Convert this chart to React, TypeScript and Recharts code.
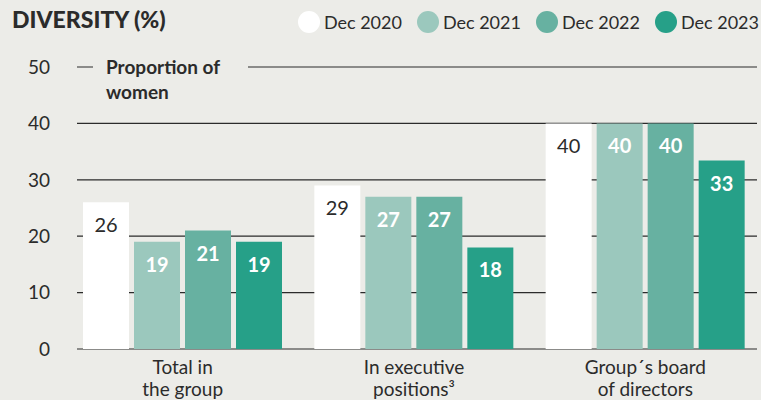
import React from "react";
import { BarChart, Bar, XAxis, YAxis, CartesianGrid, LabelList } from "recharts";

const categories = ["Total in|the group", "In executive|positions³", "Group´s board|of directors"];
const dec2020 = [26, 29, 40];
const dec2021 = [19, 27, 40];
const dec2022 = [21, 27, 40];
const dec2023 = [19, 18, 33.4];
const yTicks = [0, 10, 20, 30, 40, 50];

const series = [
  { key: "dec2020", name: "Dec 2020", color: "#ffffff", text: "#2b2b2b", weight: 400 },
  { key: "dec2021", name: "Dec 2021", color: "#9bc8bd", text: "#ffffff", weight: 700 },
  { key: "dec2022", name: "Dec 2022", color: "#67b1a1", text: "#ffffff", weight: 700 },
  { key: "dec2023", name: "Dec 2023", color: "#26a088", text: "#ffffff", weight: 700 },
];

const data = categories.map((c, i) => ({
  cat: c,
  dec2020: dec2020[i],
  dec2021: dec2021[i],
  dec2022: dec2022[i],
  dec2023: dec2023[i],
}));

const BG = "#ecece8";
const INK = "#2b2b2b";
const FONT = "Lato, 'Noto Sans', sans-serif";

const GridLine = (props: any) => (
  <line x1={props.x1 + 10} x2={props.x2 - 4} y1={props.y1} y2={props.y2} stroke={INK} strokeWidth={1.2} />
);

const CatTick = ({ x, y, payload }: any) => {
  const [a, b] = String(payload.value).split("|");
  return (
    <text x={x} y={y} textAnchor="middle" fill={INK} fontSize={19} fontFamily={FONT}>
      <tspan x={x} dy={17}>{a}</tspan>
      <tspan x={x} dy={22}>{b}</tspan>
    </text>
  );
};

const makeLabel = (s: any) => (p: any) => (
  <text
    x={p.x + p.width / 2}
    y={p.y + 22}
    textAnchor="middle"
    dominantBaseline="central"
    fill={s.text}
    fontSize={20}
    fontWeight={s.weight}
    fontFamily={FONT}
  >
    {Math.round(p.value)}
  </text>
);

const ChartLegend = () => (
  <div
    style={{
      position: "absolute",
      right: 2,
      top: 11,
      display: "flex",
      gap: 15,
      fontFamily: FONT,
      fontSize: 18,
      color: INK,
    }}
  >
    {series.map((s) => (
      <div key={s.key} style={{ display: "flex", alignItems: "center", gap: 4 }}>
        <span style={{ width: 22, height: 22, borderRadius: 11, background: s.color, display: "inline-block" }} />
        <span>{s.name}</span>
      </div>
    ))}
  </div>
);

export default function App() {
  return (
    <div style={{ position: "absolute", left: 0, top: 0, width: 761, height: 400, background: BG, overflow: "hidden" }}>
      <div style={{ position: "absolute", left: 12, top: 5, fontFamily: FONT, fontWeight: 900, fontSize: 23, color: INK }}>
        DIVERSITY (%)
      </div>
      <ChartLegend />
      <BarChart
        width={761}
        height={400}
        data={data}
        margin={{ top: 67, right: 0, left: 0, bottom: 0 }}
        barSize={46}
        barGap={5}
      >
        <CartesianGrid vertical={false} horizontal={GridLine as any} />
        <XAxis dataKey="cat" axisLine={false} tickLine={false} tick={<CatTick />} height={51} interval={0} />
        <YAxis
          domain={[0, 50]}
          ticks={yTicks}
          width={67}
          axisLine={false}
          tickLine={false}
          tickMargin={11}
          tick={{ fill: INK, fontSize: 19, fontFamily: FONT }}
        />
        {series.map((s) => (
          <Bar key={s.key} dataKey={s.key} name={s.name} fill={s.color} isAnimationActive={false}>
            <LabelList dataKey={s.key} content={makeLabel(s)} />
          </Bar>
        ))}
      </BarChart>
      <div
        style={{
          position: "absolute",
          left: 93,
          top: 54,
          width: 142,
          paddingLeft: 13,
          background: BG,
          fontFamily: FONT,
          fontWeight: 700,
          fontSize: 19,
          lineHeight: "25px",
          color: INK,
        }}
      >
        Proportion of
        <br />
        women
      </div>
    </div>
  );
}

* * *

# WHAT TO WORK ON
Repeat the lines of the listing above verbatim, beginning at its first line and ending at the line containing "const yTicks = [0, 10, 20, 30, 40, 50];", which is included. Omit pictures.

# FULL OUTPUT
Convert this chart to React, TypeScript and Recharts code.
import React from "react";
import { BarChart, Bar, XAxis, YAxis, CartesianGrid, LabelList } from "recharts";

const categories = ["Total in|the group", "In executive|positions³", "Group´s board|of directors"];
const dec2020 = [26, 29, 40];
const dec2021 = [19, 27, 40];
const dec2022 = [21, 27, 40];
const dec2023 = [19, 18, 33.4];
const yTicks = [0, 10, 20, 30, 40, 50];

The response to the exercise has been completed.